Weekly newspaper review: From Pupil power to a 'zulu spear'
Pupil power, people power, and even a 'zulu spear', there's plenty of variety in this week's weekly papers.
The Newry Democrat has the story of the children of St Patricks Primary school in Mayobridge, County Down, taking direct action in defence of their patrol lady.
The children, accompanied by adults of course, blocked the main Newry to Hilltown road in protest after their patrol lady, Aveen Killen, was almost knocked down by a car said to have been speeding.
That incident came just months after Ms Killen was struck on the arm by another car.
Both vehicles were coming from the Hilltown direction, the paper reports.
Locals have long complained that few cars seem to adhere to the 30mph speed limit as they pass through the hamlet.
However, despite the protest the Newry Democrat reports that Transport NI has no plans to introduce any further traffic calming measures in Mayobridge.
The principal of St Patrick's, Margaret Ryan, told the Democrat that the situation was at "crisis point".
That headline relates to a court case in Coleraine over a stabbing incident in the town last June.
Twenty-year-old Nathan Robert McIntyre, formerly of Weavers Court in Coleraine, pleaded guilty to a number of changes.
A defence lawyer said McIntyre had not himself manufactured the makeshift weapon, but had been given it by a friend prompted by his nickname - Swahili.
Mr McIntyre was sentenced to one year in prison and two on licence.
Fermanagh wants its share
If there was any doubt about what the Fermanagh Herald was after with their lead headline - "Worst county in Ireland for jobs" - the sub-headline below kills off any chance of a misunderstanding: "Fermanagh crying out for share of DUP's £1bn windfall".
The piece points out that Fermanagh has just 1.19% of the available jobs in Ireland. The paper says that makes the county the "worst performing" in terms of job creation, and that that is due to its border location.
A picture of Fermanagh native, and DUP leader, Arlene Foster accompanies the piece.
The paper's editorial piece is entitled "The case for Fermanagh's cut" - in reference to the income Northern Ireland will receive as part of the £1bn confidence and supply deal with the Conservatives.
Its final line sums up the paper's view: "Let's just hope, when the time comes to share out the spoils of this famous general election, we're not forgotten about like we have been so many times in the past."
The Ballymena Guardian splashes with an exclusive story on a council whistleblower.
"Mid and East Antrim Council is conducting an internal probe into the procurement of a major professional services contract, following complaints from a 'whistleblower'," the paper reports.
Details of this investigation came to light in the minutes of the council's Audit and Scrutiny Committee meeting in May, which had been held behind closed doors at the time.
The Strabane Chronicle fears: "More and more people in Strabane could see their mail arriving late or not at all, as the local postal service lumbers towards a crisis situation."

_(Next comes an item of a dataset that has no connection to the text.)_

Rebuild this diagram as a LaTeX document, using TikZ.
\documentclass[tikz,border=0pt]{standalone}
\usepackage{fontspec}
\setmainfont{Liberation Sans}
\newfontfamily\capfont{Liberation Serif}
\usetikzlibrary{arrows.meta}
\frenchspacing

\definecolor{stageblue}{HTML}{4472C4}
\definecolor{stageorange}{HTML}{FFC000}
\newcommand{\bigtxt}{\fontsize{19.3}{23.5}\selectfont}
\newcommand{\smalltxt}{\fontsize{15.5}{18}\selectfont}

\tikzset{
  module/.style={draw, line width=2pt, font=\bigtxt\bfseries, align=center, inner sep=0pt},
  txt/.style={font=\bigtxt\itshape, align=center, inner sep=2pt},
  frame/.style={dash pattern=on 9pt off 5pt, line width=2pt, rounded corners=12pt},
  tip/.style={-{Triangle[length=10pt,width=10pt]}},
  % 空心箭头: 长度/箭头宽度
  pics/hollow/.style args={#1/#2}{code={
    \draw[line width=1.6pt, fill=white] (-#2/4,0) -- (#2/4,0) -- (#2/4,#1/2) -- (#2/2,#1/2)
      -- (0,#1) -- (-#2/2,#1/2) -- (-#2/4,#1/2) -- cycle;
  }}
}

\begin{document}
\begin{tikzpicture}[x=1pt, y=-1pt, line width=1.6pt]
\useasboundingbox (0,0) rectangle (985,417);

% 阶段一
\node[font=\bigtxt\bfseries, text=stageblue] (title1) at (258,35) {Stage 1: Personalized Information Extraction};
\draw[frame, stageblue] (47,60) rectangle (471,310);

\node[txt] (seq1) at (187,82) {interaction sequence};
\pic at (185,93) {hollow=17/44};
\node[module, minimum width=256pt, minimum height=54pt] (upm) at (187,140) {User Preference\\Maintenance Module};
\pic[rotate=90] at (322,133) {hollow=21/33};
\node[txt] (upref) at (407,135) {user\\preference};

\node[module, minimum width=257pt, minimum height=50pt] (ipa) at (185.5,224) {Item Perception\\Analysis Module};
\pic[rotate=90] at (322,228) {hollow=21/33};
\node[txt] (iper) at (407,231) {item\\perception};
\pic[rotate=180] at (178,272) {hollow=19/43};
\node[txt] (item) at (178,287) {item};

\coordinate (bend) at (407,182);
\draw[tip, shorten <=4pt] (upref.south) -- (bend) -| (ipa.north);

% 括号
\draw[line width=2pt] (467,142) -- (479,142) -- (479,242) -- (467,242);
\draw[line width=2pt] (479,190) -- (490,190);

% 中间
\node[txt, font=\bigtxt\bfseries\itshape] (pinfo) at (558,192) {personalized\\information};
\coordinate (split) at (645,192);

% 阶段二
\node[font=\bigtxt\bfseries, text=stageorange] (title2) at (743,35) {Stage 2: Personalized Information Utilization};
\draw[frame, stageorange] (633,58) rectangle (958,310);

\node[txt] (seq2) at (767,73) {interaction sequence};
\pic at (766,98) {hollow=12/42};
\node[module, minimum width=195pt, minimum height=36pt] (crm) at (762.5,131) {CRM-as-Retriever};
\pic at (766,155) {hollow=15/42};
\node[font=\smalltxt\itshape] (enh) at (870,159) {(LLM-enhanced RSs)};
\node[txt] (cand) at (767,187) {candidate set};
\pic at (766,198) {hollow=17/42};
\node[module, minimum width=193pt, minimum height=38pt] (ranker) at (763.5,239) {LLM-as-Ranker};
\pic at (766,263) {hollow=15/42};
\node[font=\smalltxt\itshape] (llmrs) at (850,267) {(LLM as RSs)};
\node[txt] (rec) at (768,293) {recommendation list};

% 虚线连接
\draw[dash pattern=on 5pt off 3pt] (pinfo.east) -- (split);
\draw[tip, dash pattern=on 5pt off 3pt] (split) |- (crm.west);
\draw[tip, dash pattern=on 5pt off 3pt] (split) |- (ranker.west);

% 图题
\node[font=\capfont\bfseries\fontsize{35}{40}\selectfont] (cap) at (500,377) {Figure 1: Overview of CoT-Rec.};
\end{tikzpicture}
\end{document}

The story is based on reports from staff in the town's Royal Mail sorting office who say they are "fed up" and "done" due to staffing shortages.
The paper reports that there have been a number of "fails" in the town's postal service in recent times.
Speaking of letters...
"Are gender-neutral school uniforms coming to Strabane?" That's the question asked by a former Castlederg teacher and Ulster Teachers' Union official on the Chronicle's letters page.

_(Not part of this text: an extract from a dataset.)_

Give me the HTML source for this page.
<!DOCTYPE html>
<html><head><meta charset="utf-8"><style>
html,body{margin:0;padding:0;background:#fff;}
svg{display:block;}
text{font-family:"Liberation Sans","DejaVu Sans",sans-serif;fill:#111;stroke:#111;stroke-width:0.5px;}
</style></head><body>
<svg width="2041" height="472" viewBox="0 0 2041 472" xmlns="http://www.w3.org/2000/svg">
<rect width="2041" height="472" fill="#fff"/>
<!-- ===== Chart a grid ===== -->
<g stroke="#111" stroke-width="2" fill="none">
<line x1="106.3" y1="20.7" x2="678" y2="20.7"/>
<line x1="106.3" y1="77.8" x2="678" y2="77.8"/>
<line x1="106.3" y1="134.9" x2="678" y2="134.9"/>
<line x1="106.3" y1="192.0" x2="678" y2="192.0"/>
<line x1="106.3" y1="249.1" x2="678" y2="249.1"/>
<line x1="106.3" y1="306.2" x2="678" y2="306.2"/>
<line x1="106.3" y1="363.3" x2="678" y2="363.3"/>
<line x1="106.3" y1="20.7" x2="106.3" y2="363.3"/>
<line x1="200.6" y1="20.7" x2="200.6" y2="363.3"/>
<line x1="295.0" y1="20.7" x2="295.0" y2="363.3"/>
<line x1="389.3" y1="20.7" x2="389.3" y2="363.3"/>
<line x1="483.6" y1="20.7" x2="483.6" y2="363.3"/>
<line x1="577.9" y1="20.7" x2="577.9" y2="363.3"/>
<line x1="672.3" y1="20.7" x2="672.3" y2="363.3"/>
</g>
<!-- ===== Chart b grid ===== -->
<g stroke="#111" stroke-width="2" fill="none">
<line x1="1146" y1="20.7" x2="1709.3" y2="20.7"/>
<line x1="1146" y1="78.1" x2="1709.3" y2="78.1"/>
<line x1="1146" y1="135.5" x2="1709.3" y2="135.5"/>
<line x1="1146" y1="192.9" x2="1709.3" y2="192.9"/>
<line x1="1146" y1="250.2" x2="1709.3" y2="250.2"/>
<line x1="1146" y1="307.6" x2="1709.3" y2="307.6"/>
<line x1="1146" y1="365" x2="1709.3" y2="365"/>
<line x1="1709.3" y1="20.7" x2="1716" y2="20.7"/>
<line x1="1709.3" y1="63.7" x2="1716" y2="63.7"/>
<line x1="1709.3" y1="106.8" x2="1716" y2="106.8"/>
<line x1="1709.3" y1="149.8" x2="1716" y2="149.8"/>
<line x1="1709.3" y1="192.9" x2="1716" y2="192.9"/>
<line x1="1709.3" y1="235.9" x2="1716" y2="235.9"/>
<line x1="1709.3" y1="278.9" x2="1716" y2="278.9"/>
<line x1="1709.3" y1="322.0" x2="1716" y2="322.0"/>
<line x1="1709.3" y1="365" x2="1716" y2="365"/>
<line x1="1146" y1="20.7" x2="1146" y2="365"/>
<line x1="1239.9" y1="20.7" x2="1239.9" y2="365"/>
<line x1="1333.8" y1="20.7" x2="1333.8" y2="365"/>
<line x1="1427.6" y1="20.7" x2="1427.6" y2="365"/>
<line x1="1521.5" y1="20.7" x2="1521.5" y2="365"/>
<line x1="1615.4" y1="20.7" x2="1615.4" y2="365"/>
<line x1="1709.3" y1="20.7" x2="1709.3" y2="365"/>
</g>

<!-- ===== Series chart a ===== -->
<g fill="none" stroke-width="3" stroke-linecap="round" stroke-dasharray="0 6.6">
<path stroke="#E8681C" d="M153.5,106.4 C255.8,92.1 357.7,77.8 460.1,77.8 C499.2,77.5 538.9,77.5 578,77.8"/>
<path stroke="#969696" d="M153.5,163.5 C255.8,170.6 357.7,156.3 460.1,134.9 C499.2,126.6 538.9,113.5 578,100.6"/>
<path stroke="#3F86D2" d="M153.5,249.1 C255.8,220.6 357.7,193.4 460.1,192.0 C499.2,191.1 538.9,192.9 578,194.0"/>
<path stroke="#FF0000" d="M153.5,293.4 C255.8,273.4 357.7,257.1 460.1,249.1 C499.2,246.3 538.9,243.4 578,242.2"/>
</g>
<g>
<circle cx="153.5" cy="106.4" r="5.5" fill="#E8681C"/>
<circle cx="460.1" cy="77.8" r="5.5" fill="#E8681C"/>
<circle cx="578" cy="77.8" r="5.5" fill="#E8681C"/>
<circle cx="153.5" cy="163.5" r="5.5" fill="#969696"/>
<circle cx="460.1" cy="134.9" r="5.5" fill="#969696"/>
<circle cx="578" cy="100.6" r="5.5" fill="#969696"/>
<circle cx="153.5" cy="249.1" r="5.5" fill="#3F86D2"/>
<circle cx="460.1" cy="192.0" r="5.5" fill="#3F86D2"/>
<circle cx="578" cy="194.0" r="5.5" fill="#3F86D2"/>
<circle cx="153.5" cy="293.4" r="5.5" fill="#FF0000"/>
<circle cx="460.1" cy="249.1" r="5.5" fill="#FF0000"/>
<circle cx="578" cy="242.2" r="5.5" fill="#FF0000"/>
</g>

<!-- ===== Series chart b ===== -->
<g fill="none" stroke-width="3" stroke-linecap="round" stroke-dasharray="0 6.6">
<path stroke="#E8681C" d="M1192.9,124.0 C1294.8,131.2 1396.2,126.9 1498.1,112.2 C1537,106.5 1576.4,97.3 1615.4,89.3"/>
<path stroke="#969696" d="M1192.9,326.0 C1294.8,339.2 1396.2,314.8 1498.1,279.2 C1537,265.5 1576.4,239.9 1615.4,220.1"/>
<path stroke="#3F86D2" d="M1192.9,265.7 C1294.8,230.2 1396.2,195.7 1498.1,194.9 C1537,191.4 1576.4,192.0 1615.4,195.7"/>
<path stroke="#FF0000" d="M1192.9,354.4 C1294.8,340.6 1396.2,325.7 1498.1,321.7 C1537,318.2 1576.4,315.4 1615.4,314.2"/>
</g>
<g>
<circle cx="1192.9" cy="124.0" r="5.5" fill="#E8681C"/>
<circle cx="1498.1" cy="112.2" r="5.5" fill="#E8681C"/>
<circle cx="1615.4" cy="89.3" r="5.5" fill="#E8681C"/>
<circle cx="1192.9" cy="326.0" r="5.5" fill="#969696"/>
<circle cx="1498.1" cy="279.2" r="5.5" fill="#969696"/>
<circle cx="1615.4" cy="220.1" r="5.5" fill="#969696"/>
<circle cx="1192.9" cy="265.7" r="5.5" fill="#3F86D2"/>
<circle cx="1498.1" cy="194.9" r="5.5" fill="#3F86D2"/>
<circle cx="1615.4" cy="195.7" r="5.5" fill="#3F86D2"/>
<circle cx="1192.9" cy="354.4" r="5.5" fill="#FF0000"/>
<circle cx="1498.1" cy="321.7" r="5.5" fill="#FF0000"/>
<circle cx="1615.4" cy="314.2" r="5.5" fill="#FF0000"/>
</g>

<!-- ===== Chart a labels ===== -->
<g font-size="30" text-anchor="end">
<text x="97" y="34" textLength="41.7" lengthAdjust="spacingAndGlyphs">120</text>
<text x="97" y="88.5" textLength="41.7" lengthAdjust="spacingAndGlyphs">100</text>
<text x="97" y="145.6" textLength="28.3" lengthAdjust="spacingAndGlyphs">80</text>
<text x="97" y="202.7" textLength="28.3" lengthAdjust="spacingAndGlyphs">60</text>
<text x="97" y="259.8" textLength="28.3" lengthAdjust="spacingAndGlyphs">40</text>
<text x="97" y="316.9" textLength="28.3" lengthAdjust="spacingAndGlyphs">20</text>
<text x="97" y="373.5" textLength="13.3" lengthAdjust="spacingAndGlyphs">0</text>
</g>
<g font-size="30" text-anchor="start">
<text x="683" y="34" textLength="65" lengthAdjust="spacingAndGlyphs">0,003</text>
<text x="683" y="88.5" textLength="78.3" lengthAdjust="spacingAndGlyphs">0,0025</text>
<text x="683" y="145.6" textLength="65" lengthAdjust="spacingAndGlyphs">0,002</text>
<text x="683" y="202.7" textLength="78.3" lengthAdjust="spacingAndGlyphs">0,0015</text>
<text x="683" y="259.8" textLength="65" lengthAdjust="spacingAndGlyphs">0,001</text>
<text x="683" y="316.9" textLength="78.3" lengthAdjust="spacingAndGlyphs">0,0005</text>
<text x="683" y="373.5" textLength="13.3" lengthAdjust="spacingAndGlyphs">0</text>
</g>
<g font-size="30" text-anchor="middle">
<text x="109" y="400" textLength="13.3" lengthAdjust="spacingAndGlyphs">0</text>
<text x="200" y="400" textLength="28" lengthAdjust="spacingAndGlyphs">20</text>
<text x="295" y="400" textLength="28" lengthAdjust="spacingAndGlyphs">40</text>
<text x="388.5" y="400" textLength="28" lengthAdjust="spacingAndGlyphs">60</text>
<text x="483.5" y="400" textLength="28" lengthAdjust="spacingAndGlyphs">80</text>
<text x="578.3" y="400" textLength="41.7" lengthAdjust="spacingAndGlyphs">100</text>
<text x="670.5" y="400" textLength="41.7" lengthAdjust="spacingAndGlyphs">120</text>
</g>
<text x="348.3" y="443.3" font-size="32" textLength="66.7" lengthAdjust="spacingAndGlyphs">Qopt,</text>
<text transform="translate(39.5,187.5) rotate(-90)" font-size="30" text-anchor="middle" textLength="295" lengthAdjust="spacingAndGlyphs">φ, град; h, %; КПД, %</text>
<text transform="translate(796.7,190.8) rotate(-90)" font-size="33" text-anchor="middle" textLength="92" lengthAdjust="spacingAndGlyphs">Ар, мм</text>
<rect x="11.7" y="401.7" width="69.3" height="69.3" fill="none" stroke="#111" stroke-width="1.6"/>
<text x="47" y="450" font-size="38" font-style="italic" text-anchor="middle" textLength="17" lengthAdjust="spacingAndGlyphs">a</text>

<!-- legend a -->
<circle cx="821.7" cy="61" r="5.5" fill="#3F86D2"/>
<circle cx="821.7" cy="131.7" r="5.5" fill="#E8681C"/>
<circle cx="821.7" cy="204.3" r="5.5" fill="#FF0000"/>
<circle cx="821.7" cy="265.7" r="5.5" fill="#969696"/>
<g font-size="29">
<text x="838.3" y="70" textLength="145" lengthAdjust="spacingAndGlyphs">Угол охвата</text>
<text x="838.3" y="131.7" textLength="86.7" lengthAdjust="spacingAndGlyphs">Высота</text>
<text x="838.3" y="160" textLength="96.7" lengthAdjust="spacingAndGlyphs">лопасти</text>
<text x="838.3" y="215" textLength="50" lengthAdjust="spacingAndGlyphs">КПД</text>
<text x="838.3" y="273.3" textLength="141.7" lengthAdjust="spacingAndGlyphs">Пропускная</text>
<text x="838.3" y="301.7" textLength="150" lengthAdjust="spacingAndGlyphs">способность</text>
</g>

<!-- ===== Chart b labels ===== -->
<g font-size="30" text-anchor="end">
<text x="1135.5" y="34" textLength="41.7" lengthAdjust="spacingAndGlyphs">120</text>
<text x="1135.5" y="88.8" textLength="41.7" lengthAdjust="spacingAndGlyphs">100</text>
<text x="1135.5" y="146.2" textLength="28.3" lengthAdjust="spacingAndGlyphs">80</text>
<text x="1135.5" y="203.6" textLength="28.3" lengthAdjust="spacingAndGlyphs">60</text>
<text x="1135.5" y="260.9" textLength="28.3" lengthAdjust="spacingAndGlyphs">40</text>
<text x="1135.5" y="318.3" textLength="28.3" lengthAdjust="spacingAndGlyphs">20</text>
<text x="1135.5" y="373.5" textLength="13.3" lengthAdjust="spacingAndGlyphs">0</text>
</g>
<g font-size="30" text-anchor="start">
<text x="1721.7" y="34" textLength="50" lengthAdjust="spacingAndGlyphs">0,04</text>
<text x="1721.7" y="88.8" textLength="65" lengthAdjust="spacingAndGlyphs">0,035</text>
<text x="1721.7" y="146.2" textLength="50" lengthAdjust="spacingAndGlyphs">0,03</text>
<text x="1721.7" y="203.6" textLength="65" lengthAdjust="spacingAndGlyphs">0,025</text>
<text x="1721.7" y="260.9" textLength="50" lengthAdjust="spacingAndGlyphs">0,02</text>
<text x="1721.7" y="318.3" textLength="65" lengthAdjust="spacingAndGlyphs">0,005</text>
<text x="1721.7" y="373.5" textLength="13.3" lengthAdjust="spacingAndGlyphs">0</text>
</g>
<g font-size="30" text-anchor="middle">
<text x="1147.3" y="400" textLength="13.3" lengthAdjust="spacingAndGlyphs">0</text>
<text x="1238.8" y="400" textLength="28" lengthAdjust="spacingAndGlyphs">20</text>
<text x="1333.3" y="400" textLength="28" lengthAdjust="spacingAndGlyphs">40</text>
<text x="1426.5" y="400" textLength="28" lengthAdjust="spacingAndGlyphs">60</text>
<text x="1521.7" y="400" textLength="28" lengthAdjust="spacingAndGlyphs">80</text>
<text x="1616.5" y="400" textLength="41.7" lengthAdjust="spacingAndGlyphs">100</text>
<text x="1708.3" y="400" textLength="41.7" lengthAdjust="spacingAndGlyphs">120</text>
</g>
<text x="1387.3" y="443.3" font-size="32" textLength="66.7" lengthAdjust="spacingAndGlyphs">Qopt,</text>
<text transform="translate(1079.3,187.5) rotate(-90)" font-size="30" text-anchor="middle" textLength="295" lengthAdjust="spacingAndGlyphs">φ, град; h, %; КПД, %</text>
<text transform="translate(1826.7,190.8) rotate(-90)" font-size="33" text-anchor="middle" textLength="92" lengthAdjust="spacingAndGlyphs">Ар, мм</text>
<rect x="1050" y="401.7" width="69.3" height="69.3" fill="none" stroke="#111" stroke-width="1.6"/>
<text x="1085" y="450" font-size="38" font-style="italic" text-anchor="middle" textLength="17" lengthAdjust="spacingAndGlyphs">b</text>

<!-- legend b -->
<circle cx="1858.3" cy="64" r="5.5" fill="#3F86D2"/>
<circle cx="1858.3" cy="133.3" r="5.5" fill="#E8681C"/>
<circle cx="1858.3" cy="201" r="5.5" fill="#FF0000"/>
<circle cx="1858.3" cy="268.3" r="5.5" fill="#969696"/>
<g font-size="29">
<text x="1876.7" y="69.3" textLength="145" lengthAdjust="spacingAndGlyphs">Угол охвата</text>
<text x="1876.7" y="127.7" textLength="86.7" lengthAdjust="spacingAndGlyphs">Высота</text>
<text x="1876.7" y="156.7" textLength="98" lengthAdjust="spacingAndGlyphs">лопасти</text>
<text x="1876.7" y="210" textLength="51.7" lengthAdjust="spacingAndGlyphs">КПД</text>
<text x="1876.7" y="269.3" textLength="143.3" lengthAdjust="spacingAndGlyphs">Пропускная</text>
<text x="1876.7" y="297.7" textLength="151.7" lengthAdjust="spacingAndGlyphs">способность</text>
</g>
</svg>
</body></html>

Lewis Love is calling for the rights of young people "who don't fit the general binary perception of gender" to be respected, "even if that means radical changes in uniform".
Shoes, not politics
Meanwhile, "'People power' led to action on Clendinnings" is the front-page headline in the Lurgan Mail.
The paper details the story of how diggers moved in to clear a former factory site in the north of the town which had become a "major anti-social hotspot".

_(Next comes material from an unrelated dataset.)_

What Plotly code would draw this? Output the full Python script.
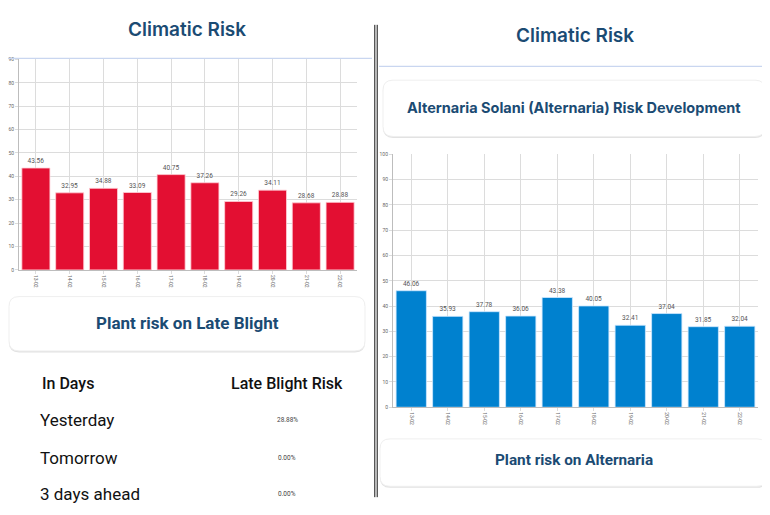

The Mail does not hold back on its description of the area saying it was an anti-social behaviour "Mecca" and that local residents have been "tortured" by that behaviour.
The PSNI described the location as a "drugs den" with children being "drunk, unconscious and covered in urine" at the site.
The Mail says its destruction is the result of local residents taking to the streets and demanding action.
The Mail also has an interesting story of the oldest shoe store in Northern Ireland - and possibly the whole of Ireland.
The McConville family have been keeping the people of Lurgan shod and booted for an incredible 144 years.
The great grandson of the founder Paddy McConville, Jarleth McConville, is now in his 50th year of running the business.
"I stay clear of politics and stick to music and shoes," Jarlath tells the paper.